WORK TO BE COMPLETED: Copy the records below exactly, starting at the line that contains "Recreate this image" and ending at the line that contains "The picture is"; leave out any pictures.

EXCERPTED DATA:

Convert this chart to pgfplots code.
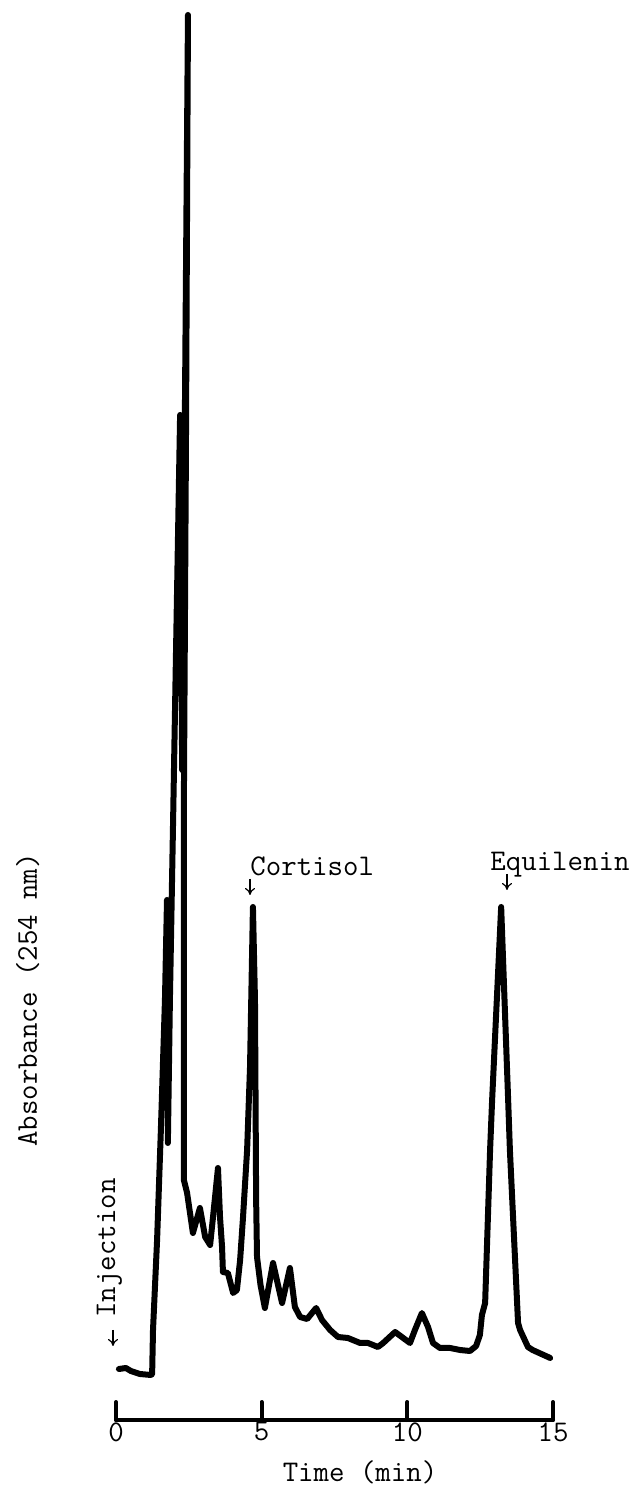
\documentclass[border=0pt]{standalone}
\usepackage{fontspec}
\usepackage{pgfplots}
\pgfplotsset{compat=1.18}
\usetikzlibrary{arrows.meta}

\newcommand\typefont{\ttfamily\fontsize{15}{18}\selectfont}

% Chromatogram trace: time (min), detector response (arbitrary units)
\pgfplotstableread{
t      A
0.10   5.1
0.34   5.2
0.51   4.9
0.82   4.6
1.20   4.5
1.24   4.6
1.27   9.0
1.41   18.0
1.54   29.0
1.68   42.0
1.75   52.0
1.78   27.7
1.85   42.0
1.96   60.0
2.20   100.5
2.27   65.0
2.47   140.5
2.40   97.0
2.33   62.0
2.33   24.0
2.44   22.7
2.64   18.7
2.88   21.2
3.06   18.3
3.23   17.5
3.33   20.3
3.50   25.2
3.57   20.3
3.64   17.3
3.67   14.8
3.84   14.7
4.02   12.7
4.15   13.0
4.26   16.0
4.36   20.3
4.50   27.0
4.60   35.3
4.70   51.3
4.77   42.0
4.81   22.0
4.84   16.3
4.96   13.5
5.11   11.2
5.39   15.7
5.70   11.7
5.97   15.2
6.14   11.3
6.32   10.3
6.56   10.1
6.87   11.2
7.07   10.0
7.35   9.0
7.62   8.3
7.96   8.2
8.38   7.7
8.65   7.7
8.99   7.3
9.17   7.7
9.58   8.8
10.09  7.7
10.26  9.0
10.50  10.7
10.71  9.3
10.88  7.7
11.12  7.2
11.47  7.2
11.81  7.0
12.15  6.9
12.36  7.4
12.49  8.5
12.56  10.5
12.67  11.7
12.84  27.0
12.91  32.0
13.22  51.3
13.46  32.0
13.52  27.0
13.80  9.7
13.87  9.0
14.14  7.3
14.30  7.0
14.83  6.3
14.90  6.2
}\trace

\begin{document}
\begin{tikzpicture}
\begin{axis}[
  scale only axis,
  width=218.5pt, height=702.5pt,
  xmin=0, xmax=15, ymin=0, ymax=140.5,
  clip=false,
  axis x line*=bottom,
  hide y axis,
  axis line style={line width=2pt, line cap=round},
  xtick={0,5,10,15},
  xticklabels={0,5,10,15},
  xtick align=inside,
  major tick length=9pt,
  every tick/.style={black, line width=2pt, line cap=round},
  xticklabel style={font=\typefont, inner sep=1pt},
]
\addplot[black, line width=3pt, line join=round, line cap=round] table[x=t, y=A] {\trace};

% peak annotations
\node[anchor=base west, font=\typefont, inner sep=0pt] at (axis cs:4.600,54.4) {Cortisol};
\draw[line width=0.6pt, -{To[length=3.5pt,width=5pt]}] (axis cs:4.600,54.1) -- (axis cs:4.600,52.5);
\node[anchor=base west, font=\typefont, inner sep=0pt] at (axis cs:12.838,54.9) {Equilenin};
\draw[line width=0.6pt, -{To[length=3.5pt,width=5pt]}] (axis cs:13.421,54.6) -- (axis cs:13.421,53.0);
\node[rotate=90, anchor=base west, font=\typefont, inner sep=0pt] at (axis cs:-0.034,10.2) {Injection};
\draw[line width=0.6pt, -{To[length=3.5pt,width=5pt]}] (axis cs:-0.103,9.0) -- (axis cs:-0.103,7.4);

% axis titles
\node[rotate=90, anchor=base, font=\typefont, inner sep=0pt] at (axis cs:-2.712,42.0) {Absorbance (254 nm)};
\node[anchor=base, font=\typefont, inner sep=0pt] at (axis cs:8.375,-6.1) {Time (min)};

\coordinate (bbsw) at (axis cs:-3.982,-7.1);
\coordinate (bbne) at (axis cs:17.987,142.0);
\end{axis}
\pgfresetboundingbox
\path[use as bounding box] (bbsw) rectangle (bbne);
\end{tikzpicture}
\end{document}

...

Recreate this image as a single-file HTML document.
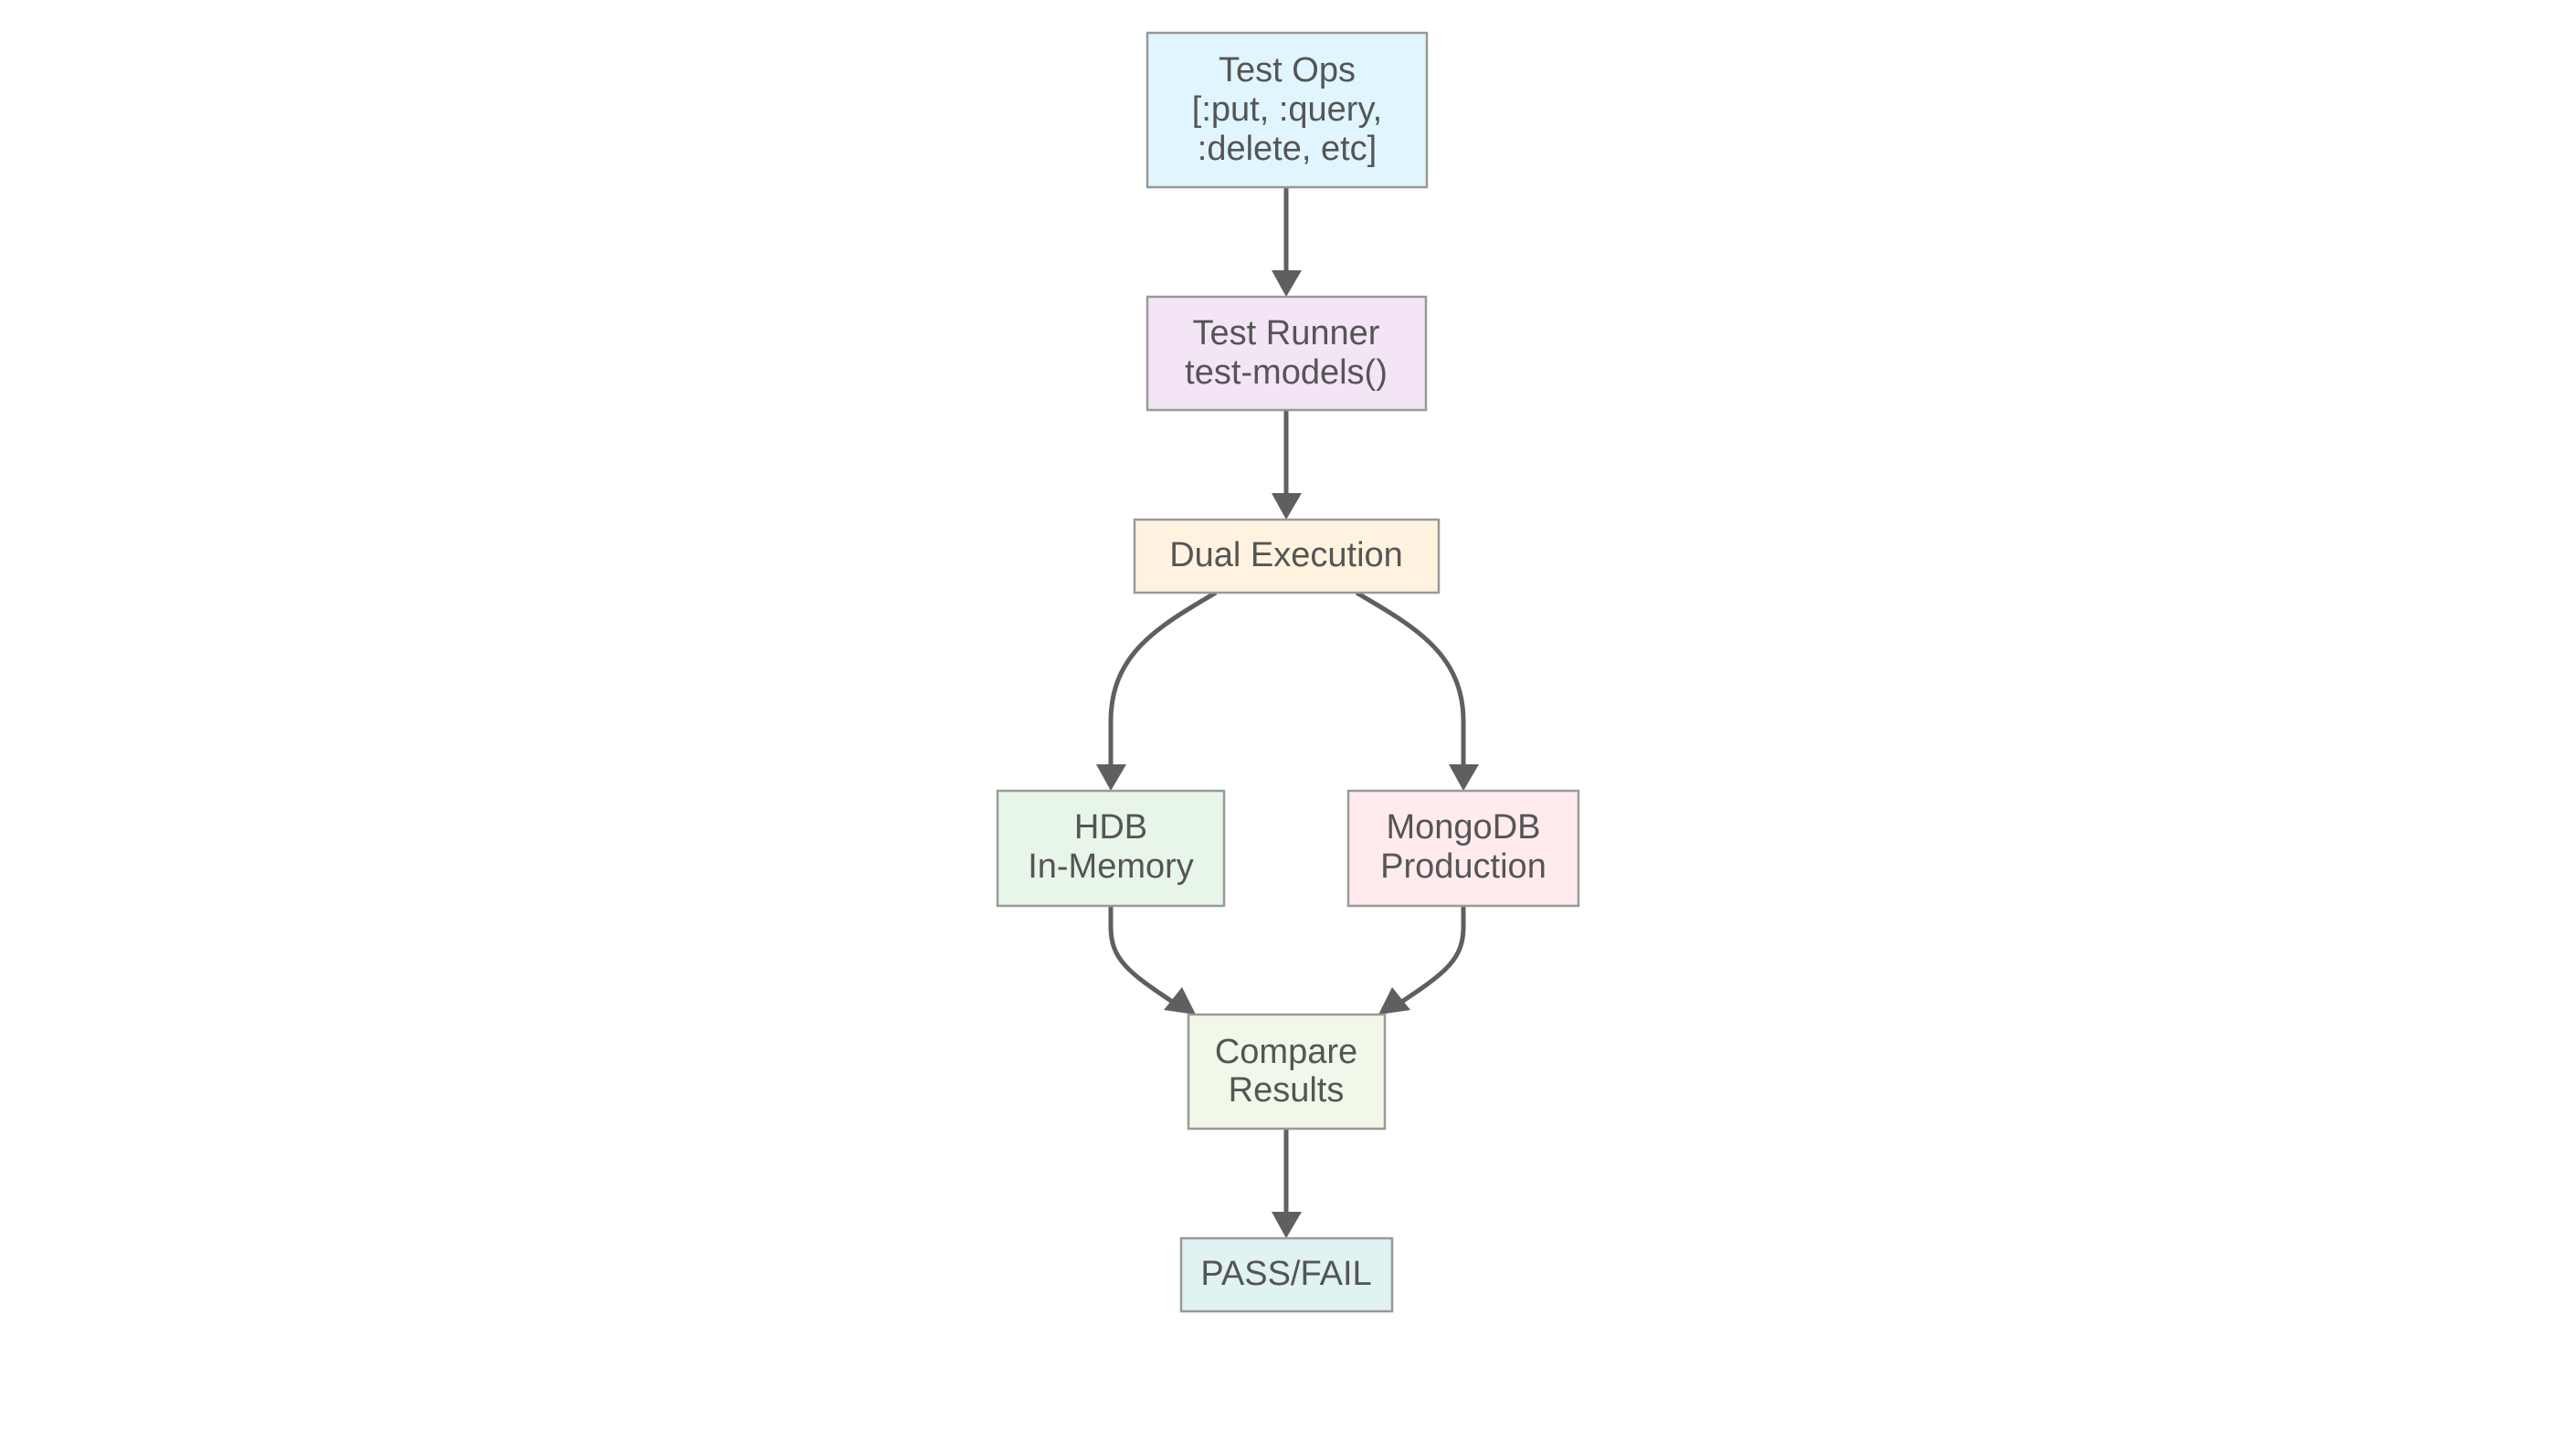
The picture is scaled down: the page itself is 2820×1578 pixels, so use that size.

--

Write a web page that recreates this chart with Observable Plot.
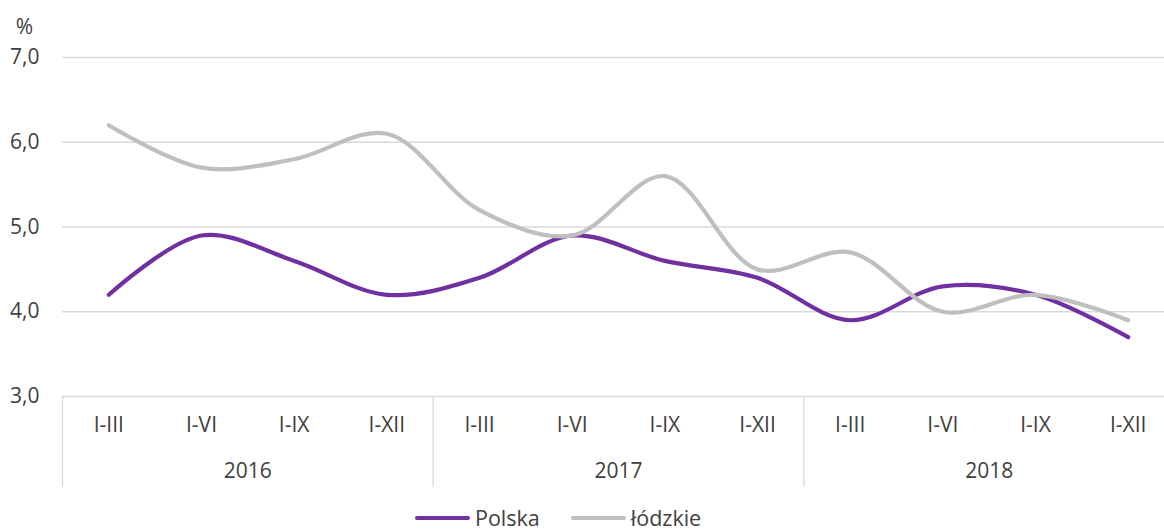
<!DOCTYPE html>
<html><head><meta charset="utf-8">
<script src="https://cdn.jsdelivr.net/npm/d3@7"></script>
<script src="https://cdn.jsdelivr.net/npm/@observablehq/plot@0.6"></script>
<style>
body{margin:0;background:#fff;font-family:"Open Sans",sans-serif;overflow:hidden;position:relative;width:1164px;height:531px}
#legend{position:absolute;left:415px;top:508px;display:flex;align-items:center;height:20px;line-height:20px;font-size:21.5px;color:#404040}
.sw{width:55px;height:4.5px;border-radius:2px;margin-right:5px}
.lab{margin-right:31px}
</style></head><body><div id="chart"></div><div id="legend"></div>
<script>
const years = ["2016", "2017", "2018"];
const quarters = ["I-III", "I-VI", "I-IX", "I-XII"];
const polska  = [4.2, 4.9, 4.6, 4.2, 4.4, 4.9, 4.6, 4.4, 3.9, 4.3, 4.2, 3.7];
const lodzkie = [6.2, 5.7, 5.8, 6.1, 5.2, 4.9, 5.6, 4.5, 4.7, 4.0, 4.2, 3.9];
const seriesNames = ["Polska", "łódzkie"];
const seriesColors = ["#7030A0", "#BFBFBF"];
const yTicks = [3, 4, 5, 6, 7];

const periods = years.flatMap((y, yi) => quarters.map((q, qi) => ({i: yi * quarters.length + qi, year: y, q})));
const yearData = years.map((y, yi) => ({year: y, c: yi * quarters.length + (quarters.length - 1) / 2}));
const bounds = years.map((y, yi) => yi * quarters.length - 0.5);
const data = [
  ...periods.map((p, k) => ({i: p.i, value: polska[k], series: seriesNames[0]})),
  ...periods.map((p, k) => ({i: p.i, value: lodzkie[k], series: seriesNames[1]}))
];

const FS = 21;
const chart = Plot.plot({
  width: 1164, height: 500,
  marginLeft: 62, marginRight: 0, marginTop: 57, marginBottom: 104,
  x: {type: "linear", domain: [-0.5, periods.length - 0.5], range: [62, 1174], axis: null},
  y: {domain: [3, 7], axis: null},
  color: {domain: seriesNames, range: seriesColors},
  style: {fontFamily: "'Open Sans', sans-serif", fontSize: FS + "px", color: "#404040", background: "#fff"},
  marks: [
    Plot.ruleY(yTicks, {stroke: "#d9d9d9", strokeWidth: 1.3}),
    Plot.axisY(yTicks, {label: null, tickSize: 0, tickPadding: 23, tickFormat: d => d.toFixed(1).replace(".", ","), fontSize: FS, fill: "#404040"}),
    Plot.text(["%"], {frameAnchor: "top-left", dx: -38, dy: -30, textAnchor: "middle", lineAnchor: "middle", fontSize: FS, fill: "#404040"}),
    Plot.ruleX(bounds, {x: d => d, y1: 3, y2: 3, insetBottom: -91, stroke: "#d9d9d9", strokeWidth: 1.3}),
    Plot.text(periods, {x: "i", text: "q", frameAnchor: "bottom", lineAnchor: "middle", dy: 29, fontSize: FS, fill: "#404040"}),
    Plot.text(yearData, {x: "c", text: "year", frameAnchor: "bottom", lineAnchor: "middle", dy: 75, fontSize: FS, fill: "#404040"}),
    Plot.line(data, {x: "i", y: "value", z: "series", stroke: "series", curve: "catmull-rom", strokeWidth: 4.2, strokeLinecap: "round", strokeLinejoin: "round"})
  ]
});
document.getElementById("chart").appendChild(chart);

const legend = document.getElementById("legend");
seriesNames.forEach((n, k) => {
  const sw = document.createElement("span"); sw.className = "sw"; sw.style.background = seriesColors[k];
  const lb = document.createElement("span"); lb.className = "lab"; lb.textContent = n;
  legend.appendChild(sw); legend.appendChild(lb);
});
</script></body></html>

RESULT:
Recreate this image as a single-file HTML document.
The picture is scaled down: the page itself is 2820×1578 pixels, so use that size.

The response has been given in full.